§ Written instruction: Reproduce precisely the lines of the listing below, starting with the line that contains "Write a component" and stopping after the line that contains "const binWidth = 0.125;"; include nothing else.

§ Data provided:
━━━━━━━━━━
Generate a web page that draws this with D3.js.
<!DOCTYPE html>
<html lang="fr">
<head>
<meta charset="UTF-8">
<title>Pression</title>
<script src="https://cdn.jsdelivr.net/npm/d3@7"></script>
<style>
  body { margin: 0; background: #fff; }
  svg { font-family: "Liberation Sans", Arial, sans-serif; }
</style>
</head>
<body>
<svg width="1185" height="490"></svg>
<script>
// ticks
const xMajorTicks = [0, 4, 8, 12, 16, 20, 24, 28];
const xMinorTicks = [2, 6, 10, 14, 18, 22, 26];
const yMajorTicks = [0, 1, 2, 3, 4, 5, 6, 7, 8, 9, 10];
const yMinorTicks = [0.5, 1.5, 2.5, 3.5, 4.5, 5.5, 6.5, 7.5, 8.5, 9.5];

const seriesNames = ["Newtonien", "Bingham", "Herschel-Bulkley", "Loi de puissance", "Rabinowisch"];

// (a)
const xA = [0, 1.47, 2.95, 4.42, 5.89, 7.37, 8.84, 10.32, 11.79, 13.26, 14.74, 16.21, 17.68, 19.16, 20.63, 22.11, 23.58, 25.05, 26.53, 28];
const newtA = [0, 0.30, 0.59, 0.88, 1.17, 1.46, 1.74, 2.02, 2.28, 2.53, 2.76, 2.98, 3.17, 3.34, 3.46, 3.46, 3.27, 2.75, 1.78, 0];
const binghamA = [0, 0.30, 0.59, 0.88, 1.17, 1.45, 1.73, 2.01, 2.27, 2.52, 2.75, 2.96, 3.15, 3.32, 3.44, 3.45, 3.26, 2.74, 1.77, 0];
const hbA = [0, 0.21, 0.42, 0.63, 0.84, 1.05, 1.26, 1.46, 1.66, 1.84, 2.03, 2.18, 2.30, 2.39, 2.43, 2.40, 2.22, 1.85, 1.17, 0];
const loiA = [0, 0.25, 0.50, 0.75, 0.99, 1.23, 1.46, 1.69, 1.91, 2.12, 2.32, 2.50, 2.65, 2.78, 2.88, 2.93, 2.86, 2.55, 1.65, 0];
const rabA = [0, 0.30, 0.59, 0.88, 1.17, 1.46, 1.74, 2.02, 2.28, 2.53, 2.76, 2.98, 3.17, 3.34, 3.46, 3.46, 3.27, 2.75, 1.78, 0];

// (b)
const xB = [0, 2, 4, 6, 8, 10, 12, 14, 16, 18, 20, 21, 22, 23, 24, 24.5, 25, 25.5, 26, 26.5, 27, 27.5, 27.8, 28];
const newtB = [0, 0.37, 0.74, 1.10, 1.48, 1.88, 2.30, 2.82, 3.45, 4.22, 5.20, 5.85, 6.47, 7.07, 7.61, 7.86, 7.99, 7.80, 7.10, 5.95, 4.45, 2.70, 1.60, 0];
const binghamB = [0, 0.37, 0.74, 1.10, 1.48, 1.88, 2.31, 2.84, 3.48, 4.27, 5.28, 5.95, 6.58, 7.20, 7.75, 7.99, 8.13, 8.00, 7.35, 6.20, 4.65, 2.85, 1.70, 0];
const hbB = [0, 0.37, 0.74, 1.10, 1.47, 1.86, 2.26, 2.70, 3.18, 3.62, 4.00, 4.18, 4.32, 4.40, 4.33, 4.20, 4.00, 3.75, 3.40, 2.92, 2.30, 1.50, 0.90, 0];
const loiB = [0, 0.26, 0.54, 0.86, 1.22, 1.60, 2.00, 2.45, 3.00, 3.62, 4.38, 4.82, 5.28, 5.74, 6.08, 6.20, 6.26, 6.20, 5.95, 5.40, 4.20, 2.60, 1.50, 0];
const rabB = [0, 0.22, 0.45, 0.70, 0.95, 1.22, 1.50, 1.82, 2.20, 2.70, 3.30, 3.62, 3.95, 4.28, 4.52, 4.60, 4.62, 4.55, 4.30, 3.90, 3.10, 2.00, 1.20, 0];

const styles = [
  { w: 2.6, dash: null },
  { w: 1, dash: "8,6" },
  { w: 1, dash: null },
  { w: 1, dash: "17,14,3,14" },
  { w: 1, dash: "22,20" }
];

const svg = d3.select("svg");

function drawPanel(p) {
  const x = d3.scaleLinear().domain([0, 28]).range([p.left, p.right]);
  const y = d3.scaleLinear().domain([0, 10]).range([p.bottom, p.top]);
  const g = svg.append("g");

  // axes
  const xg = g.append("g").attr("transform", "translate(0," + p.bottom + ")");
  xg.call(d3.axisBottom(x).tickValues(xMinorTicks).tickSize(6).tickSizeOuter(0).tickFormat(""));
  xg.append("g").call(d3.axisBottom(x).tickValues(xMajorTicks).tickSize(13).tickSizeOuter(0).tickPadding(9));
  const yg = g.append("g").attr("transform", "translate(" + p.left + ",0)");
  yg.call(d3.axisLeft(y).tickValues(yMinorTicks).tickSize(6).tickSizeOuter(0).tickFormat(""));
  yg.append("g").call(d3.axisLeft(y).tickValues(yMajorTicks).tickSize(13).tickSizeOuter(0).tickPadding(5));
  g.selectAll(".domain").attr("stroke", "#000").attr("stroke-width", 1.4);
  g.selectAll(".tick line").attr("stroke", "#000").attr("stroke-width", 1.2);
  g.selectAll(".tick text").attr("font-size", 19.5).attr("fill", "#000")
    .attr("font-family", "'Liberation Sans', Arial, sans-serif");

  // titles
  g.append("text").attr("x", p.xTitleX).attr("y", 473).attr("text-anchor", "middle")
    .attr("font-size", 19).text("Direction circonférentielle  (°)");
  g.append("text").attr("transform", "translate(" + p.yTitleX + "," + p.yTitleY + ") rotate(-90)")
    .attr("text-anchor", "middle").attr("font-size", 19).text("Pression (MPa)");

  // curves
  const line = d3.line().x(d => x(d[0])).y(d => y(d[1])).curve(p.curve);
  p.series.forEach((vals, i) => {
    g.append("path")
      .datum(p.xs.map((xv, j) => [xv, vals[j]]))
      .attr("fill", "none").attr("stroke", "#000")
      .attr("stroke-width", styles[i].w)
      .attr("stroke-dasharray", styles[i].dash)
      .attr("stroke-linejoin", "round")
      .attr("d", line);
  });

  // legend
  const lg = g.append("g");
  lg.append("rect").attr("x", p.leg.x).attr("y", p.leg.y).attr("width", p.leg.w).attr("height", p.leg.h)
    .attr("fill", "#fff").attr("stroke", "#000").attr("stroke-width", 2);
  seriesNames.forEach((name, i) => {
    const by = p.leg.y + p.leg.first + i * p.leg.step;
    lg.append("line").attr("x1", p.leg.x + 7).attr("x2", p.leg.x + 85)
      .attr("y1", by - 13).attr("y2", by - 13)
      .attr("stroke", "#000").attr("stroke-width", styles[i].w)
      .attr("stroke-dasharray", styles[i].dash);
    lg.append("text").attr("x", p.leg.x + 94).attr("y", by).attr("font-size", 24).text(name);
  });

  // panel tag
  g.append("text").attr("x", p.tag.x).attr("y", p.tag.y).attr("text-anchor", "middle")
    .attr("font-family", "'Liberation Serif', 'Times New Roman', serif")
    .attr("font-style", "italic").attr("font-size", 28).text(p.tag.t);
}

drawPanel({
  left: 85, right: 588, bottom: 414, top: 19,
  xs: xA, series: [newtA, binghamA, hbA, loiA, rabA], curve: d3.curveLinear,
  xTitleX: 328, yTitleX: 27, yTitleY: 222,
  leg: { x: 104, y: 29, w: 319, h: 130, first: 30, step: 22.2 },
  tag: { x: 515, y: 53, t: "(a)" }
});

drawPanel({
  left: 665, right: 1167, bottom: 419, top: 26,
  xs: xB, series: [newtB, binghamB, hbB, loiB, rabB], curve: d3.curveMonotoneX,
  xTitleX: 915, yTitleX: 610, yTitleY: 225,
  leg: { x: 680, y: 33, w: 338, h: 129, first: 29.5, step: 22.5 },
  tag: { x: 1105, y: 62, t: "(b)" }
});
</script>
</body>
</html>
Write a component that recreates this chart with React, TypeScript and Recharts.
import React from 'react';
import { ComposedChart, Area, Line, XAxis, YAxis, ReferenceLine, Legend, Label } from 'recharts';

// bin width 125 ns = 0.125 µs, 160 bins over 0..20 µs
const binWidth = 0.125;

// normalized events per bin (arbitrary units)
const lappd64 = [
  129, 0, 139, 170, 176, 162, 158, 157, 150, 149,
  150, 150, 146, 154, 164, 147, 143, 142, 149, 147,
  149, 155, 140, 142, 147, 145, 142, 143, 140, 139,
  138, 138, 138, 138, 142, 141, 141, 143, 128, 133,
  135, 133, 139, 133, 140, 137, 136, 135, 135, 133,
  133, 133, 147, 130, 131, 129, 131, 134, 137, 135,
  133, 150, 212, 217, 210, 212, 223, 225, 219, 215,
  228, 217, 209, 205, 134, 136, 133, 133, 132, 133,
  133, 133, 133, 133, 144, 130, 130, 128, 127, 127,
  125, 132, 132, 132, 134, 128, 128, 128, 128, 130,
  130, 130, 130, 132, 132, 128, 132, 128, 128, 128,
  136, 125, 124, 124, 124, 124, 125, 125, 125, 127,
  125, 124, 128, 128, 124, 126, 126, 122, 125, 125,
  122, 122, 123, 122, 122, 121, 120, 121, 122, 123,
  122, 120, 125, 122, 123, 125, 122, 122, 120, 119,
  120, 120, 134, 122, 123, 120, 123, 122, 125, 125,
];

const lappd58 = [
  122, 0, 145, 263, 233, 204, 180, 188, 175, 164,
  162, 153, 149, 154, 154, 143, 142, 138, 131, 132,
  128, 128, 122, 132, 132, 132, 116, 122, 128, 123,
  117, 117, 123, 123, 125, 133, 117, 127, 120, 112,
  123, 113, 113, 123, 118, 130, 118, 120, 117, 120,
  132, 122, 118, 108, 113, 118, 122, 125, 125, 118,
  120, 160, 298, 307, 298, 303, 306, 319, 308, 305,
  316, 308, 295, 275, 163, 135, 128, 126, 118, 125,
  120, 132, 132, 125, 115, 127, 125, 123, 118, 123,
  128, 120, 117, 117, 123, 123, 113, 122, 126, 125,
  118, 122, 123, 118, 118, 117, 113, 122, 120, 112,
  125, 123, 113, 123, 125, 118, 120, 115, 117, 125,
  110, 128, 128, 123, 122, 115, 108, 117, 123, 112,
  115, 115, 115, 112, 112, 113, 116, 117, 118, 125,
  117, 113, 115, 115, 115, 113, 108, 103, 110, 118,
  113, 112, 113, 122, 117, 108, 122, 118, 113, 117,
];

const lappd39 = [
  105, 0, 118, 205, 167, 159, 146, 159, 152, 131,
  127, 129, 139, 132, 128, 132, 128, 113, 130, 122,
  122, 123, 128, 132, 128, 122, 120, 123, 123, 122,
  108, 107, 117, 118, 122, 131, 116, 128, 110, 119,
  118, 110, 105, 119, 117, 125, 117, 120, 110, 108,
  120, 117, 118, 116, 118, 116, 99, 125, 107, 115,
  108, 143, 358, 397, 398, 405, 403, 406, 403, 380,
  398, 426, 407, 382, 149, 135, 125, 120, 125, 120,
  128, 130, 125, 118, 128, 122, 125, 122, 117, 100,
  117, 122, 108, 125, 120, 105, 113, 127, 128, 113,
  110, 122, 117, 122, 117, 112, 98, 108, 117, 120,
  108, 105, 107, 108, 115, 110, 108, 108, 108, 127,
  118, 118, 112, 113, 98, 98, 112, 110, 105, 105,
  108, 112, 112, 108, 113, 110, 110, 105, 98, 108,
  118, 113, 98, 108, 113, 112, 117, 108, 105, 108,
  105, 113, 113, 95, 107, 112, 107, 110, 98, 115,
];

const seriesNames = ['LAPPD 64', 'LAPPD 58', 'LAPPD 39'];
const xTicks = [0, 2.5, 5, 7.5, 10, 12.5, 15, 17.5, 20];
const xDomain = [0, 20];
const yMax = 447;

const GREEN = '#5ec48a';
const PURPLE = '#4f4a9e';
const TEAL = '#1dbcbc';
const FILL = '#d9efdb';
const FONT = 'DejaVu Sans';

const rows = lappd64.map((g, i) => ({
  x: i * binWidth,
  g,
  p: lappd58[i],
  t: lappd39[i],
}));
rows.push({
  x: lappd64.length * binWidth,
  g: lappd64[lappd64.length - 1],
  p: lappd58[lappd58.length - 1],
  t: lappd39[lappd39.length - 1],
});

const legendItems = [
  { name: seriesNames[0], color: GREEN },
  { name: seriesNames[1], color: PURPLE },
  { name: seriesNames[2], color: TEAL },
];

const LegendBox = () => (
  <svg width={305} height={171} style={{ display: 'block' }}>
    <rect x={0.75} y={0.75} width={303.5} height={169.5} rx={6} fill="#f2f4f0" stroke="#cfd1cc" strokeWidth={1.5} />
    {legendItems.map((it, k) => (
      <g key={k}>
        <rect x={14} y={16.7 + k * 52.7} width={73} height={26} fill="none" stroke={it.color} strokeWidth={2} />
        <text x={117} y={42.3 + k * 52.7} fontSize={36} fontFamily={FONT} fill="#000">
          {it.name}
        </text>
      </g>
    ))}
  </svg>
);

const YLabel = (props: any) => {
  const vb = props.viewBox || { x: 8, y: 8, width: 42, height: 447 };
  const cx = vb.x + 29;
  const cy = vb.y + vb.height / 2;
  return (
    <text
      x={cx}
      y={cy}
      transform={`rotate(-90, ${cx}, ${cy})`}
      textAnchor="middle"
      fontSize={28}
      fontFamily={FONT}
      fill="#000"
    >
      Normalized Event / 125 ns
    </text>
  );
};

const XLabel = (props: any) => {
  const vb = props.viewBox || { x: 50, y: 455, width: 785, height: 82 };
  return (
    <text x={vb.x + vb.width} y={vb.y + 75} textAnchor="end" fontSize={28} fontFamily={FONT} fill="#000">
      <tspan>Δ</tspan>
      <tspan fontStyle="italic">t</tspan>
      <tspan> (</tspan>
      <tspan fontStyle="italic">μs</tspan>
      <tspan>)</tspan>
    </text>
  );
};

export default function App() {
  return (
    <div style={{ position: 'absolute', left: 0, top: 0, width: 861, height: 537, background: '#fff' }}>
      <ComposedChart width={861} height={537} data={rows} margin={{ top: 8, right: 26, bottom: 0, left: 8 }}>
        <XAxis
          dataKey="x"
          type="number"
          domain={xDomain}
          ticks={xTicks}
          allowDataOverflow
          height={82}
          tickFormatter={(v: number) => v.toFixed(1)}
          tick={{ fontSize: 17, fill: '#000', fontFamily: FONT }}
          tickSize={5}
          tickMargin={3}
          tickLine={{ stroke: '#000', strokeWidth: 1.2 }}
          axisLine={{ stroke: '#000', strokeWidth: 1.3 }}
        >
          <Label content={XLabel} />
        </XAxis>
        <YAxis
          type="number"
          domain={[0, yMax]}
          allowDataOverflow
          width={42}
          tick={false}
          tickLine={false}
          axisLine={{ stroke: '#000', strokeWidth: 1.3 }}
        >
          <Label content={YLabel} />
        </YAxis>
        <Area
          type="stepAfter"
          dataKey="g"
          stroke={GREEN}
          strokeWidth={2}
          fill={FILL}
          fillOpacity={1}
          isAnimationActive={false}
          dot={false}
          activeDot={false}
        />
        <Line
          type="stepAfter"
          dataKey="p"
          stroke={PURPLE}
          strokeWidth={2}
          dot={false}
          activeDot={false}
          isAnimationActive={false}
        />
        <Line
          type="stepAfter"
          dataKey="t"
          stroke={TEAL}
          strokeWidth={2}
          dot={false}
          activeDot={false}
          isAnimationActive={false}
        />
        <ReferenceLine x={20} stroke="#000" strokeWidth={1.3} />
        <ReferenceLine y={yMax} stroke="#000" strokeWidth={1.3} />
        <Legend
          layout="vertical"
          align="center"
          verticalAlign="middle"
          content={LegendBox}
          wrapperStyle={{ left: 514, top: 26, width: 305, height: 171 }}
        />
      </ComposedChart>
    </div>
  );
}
━━━━━━━━━━
§ Output of the task:
Write a component that recreates this chart with React, TypeScript and Recharts.
import React from 'react';
import { ComposedChart, Area, Line, XAxis, YAxis, ReferenceLine, Legend, Label } from 'recharts';

// bin width 125 ns = 0.125 µs, 160 bins over 0..20 µs
const binWidth = 0.125;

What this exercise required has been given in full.